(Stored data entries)
(begin)

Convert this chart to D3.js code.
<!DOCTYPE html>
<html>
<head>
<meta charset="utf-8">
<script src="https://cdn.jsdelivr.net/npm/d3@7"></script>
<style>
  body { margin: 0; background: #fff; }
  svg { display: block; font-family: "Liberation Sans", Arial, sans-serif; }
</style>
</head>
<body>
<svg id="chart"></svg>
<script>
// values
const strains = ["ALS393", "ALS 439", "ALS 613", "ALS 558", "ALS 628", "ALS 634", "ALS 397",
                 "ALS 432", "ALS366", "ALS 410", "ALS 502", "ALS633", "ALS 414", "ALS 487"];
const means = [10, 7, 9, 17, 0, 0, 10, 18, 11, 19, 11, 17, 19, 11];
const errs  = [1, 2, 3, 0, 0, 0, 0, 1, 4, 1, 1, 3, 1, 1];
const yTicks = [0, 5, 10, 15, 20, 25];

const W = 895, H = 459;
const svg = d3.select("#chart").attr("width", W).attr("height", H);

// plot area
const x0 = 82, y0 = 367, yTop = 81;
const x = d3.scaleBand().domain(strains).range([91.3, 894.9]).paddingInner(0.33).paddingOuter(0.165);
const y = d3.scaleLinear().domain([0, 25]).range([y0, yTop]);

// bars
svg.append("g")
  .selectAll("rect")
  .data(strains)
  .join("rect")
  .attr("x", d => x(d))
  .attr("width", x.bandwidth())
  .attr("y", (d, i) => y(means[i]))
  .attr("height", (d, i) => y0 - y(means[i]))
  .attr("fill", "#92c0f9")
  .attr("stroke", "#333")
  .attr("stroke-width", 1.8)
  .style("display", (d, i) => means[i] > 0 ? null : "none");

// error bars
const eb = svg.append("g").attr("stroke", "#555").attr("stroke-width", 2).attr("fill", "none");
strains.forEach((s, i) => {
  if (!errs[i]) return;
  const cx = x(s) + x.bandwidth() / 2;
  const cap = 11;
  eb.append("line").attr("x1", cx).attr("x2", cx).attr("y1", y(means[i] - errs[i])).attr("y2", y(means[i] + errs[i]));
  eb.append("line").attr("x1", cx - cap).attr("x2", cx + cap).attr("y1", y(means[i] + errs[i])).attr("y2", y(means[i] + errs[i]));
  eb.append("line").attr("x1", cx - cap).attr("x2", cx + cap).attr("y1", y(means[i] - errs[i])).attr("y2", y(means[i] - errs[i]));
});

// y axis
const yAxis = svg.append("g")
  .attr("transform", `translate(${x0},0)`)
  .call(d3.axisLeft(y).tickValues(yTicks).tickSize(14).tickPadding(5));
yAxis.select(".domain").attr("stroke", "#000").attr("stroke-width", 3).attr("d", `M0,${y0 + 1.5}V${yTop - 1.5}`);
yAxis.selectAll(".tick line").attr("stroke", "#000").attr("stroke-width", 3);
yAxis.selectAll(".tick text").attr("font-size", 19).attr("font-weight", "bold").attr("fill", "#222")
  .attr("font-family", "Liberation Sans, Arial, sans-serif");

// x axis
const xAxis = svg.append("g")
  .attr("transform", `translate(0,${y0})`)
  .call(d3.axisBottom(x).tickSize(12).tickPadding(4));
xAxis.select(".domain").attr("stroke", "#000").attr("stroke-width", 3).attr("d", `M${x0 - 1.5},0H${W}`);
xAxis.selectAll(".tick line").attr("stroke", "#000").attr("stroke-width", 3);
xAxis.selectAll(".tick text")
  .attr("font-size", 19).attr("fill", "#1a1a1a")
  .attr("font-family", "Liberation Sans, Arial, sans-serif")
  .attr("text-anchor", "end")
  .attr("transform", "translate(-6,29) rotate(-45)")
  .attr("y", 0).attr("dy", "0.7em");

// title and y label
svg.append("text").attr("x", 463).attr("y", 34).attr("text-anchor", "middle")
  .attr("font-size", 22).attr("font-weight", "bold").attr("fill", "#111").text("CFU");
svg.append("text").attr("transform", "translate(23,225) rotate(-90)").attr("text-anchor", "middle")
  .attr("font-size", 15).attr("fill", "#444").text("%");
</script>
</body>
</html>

(end)
(begin)

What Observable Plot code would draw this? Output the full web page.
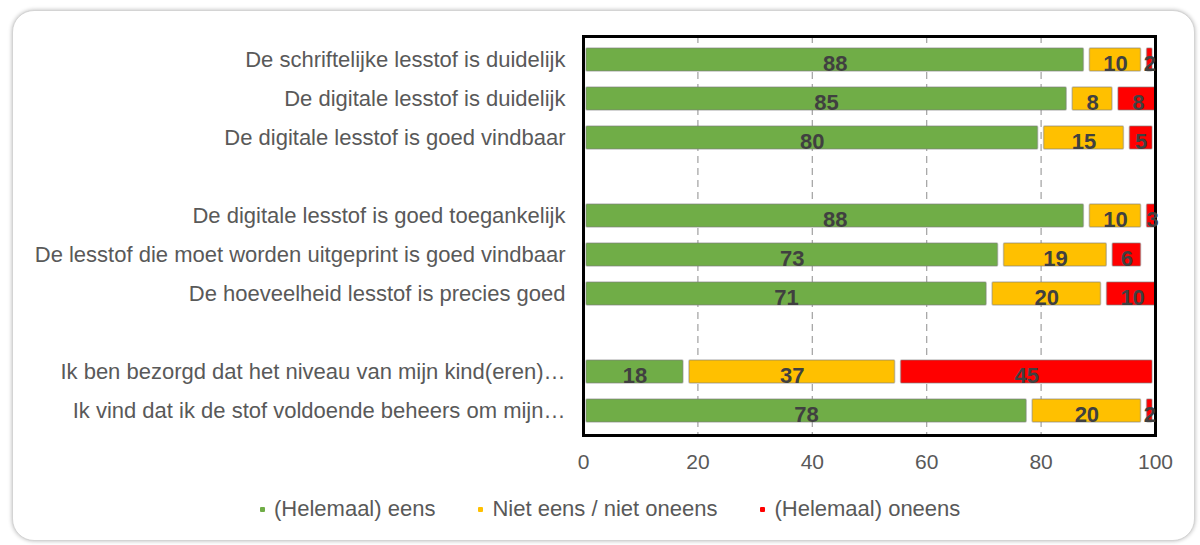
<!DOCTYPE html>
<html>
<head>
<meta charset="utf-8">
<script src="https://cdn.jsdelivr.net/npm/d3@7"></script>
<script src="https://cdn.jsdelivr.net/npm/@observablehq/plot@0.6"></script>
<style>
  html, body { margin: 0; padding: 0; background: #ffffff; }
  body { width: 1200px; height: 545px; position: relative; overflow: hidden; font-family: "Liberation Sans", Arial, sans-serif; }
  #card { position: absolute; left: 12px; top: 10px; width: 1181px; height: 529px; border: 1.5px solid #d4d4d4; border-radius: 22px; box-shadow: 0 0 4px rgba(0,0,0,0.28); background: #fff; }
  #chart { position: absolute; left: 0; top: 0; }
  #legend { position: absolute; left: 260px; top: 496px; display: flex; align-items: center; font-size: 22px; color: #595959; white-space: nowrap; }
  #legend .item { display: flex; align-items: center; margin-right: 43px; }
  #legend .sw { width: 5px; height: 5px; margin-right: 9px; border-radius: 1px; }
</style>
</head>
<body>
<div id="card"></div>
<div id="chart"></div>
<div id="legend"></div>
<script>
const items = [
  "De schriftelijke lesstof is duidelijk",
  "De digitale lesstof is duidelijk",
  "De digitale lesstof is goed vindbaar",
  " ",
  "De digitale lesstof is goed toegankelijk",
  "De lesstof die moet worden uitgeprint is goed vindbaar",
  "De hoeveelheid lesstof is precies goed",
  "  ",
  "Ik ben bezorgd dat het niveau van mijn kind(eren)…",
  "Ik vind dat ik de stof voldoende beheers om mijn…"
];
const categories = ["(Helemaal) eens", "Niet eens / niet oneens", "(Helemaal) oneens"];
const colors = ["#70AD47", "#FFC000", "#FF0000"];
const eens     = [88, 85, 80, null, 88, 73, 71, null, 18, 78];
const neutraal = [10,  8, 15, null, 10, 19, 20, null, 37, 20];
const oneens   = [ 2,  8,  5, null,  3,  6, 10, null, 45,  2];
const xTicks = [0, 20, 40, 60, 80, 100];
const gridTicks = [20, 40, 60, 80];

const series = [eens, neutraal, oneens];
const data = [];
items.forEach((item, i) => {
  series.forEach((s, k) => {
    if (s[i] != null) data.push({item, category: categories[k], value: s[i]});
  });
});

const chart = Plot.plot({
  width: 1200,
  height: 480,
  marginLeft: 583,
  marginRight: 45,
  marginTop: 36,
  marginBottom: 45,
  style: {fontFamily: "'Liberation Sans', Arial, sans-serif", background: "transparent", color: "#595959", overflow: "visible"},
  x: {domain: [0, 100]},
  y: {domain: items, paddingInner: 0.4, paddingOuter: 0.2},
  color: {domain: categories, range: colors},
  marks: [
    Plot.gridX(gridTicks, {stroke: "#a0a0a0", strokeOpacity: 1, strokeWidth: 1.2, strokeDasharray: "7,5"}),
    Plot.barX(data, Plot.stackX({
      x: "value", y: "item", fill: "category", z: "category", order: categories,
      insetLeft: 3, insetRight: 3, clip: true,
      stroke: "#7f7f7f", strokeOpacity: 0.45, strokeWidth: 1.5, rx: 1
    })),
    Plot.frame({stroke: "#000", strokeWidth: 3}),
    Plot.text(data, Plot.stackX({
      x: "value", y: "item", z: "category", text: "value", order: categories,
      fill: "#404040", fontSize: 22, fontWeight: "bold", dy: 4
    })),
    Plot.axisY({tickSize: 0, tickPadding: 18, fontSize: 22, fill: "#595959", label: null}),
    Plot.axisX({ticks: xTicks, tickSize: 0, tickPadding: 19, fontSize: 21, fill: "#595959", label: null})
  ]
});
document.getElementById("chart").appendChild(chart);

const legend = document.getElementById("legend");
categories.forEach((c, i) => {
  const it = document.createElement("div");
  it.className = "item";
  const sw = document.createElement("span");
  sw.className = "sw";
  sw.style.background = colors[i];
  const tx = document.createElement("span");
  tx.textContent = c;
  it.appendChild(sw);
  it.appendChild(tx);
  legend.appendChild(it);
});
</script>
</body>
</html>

(end)
(begin)

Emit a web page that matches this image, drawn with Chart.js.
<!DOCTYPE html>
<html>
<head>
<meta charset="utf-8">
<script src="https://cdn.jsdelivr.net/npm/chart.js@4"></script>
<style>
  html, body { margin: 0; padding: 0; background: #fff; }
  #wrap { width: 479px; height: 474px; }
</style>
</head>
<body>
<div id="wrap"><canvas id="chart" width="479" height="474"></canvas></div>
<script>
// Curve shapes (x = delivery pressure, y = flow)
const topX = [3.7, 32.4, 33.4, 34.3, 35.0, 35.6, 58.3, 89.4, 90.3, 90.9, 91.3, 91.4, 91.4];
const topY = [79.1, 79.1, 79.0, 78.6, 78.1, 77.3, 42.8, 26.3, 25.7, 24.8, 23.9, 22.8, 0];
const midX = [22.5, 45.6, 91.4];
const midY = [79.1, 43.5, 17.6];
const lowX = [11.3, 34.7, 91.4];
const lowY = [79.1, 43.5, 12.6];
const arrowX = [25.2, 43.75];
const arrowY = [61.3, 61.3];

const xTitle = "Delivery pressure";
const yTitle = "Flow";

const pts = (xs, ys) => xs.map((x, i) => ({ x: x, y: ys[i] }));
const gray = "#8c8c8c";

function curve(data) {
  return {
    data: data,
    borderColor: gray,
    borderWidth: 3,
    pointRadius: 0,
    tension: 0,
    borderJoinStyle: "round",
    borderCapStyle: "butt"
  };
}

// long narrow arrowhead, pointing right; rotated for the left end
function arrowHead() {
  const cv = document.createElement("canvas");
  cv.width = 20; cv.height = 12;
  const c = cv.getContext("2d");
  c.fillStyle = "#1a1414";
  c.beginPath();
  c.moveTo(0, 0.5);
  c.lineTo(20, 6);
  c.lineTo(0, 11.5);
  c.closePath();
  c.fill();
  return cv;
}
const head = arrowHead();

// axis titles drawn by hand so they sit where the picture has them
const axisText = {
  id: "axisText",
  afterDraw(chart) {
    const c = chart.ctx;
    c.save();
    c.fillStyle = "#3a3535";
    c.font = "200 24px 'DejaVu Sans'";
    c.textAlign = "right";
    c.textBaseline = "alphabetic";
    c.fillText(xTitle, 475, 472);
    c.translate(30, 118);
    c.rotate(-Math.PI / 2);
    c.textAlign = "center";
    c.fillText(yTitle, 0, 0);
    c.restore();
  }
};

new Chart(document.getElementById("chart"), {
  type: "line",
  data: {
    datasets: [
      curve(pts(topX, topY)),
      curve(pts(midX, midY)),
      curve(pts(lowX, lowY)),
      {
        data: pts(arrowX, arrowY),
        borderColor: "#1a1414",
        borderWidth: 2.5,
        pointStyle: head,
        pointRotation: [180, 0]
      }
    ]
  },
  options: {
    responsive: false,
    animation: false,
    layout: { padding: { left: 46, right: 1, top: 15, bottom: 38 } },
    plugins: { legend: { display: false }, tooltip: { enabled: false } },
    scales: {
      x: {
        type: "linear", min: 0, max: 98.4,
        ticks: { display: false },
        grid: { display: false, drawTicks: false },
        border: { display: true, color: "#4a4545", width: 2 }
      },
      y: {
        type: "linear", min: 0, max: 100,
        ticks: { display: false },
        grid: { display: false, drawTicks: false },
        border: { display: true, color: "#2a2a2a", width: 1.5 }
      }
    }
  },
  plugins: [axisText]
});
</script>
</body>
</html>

(end)

* Job *
Copy out exactly the lines from the one with "Convert this chart to D3.js code." through the one with "const y = d3.scaleLinear().domain([0, 25]).range([y0, yTop]);", counting both ends, and no other lines.

* Reply to the task *
Convert this chart to D3.js code.
<!DOCTYPE html>
<html>
<head>
<meta charset="utf-8">
<script src="https://cdn.jsdelivr.net/npm/d3@7"></script>
<style>
  body { margin: 0; background: #fff; }
  svg { display: block; font-family: "Liberation Sans", Arial, sans-serif; }
</style>
</head>
<body>
<svg id="chart"></svg>
<script>
// values
const strains = ["ALS393", "ALS 439", "ALS 613", "ALS 558", "ALS 628", "ALS 634", "ALS 397",
                 "ALS 432", "ALS366", "ALS 410", "ALS 502", "ALS633", "ALS 414", "ALS 487"];
const means = [10, 7, 9, 17, 0, 0, 10, 18, 11, 19, 11, 17, 19, 11];
const errs  = [1, 2, 3, 0, 0, 0, 0, 1, 4, 1, 1, 3, 1, 1];
const yTicks = [0, 5, 10, 15, 20, 25];

const W = 895, H = 459;
const svg = d3.select("#chart").attr("width", W).attr("height", H);

// plot area
const x0 = 82, y0 = 367, yTop = 81;
const x = d3.scaleBand().domain(strains).range([91.3, 894.9]).paddingInner(0.33).paddingOuter(0.165);
const y = d3.scaleLinear().domain([0, 25]).range([y0, yTop]);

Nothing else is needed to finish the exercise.